**Stated exercise**:
Print exactly what lies from the line with "Convert this chart" down to the line with "ax = fig.add_axes([0.1442, 0.1183, 0.867, 0.8337])", counting both of those lines, but not the pictures.

**Records supplied**:
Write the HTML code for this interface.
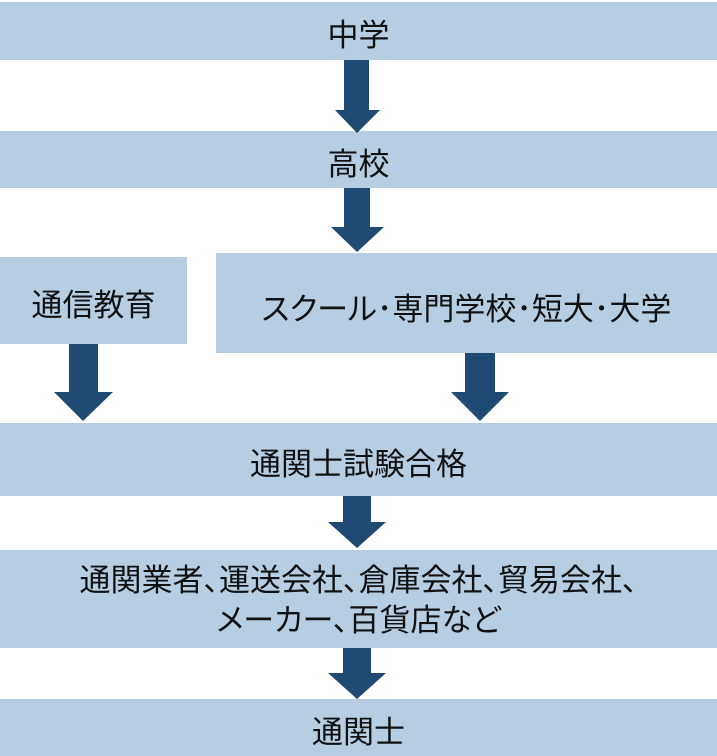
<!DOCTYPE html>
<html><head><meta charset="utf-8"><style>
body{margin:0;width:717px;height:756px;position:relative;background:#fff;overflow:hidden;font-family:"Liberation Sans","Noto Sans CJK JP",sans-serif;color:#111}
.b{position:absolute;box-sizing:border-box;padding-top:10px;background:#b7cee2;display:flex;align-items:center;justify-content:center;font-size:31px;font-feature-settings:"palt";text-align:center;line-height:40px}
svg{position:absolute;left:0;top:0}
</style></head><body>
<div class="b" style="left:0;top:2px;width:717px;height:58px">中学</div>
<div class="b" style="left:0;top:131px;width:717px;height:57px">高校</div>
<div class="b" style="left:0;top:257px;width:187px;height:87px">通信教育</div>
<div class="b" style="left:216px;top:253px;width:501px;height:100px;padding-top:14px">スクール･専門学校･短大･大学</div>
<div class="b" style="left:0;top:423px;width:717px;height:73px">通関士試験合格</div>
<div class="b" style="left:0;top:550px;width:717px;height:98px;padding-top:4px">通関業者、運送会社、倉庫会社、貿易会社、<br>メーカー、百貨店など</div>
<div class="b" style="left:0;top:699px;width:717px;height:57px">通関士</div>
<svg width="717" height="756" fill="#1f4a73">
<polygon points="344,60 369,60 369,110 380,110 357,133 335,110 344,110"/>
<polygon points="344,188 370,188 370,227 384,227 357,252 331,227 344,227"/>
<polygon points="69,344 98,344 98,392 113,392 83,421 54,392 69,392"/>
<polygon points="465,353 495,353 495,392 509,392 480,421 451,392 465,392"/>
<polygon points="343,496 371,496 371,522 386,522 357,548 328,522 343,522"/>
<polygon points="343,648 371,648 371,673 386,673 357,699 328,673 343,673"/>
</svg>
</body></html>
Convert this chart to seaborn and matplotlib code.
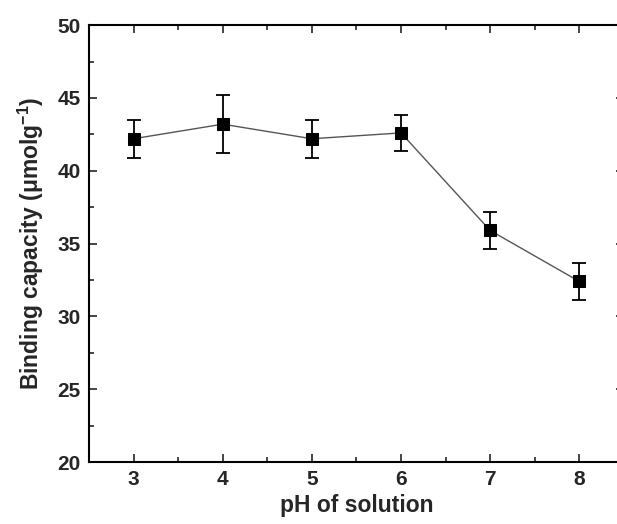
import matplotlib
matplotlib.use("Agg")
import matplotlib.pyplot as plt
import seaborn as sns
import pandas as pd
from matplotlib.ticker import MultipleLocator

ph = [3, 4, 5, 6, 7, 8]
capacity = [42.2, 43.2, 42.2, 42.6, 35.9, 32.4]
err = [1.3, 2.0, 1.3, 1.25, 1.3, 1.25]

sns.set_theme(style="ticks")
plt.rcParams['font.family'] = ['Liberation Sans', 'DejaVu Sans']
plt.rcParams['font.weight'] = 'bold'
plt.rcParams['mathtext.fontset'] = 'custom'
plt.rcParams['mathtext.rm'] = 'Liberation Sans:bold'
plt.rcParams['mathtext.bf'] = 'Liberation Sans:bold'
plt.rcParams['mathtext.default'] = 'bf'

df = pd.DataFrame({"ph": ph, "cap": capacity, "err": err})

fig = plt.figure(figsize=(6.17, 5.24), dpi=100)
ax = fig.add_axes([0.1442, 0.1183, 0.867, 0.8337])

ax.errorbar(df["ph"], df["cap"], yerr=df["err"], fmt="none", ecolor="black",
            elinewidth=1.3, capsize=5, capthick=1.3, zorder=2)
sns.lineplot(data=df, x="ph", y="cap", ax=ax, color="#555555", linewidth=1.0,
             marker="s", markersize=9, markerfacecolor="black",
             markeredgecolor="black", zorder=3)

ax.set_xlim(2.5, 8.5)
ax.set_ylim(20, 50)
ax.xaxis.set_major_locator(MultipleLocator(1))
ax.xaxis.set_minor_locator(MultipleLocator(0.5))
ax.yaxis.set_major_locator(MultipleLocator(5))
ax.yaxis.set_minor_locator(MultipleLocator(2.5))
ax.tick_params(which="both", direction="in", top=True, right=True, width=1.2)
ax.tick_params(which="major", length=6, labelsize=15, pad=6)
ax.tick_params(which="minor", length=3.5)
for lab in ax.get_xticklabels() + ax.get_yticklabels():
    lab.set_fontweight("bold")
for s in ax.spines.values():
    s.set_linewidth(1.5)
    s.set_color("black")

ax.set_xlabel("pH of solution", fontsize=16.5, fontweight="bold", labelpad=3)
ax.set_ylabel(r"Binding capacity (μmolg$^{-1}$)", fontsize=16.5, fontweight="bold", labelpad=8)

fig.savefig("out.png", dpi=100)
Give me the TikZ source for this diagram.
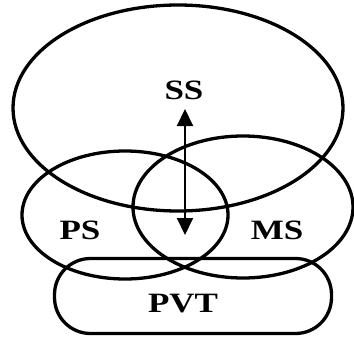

**Completed exercise**:
Convert this chart to seaborn and matplotlib code.
import matplotlib
matplotlib.use("Agg")
import matplotlib.pyplot as plt
import seaborn as sns
import pandas as pd
from matplotlib.ticker import MultipleLocator

ph = [3, 4, 5, 6, 7, 8]
capacity = [42.2, 43.2, 42.2, 42.6, 35.9, 32.4]
err = [1.3, 2.0, 1.3, 1.25, 1.3, 1.25]

sns.set_theme(style="ticks")
plt.rcParams['font.family'] = ['Liberation Sans', 'DejaVu Sans']
plt.rcParams['font.weight'] = 'bold'
plt.rcParams['mathtext.fontset'] = 'custom'
plt.rcParams['mathtext.rm'] = 'Liberation Sans:bold'
plt.rcParams['mathtext.bf'] = 'Liberation Sans:bold'
plt.rcParams['mathtext.default'] = 'bf'

df = pd.DataFrame({"ph": ph, "cap": capacity, "err": err})

fig = plt.figure(figsize=(6.17, 5.24), dpi=100)
ax = fig.add_axes([0.1442, 0.1183, 0.867, 0.8337])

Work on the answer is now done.